As Gayed’s research recognition grew, so did his Twitter audience, which currently comprises over 727,000 followers. However, a few users have gone to the platform to express criticism towards his investing approach, in light of his funds’ recent poor performance. Gayed believes this criticism partially originates from people’ recency bias, a cognitive bias that favours recent events over historic ones.

It's funny because seemingly people forgot that in 2020 my mutual fund was up 72%,” says Gayed, remarking on the “anomaly” experienced in 2022, with the ATACX Rotation Fund being down 22.5% year-to-date, and up 3.75% in the past month.

Gayed highlights that the concept behind his investment funds is “purposeful, quant-oriented” and should “live beyond him” as their portfolio manager.

“Recency bias is making everyone on FinTwit think treasuries will never act as the safe haven again.
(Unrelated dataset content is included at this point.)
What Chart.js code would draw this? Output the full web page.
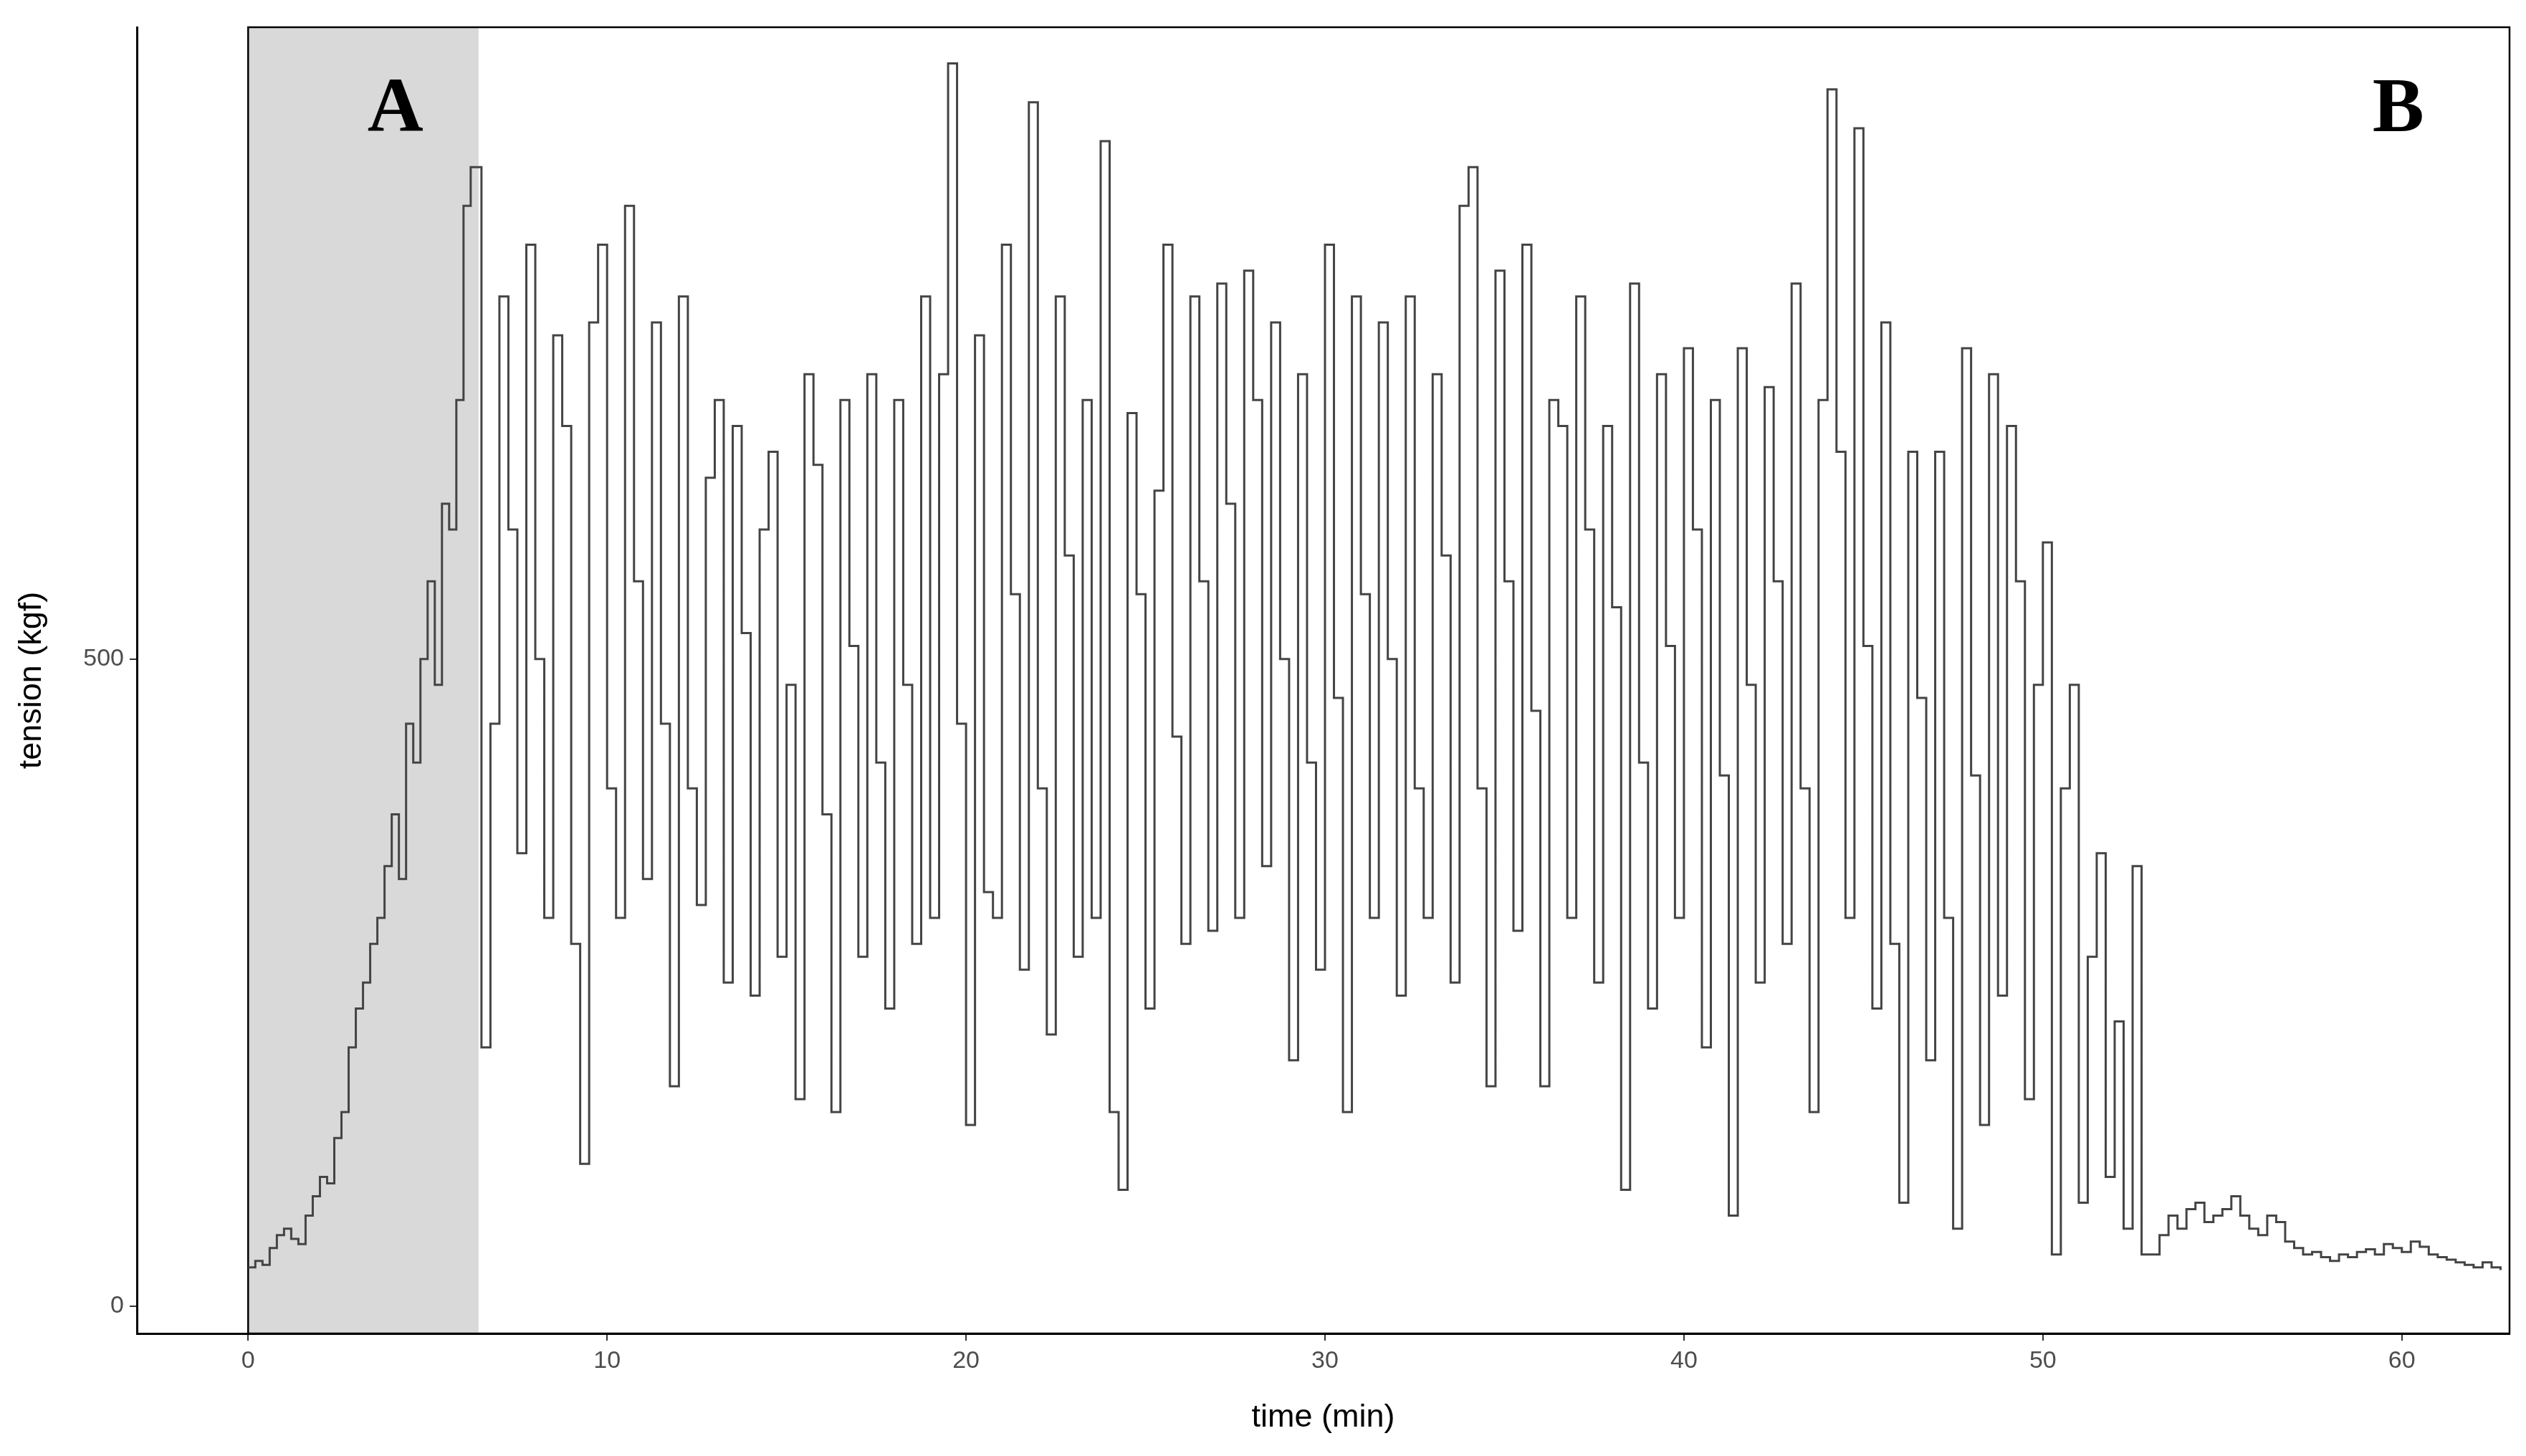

We don’t know if the drawdown in stocks is over, which means the historical risk-off dynamic can come back,” says Gayed.

Grit is key

According to Gayed, if there's one word that describes what sets great investors apart, it’s grit.

“Every single great investor has periods where they have severe dislocations, severe drawdowns... Nobody ever says he's a horrible investor because he lost 50%. The thing that really separates the good from the great are those that have drawdowns, but keep going,” he explains.

The foundations of Gayed’s investing strategy come from a book titled Intermarket Analysis and Investing written in 1990 by his late father, Michael E.S. Gayed, who worked alongside investing legend Bob Farrell, a top Wall Street strategist known for predicting changes in stock market direction.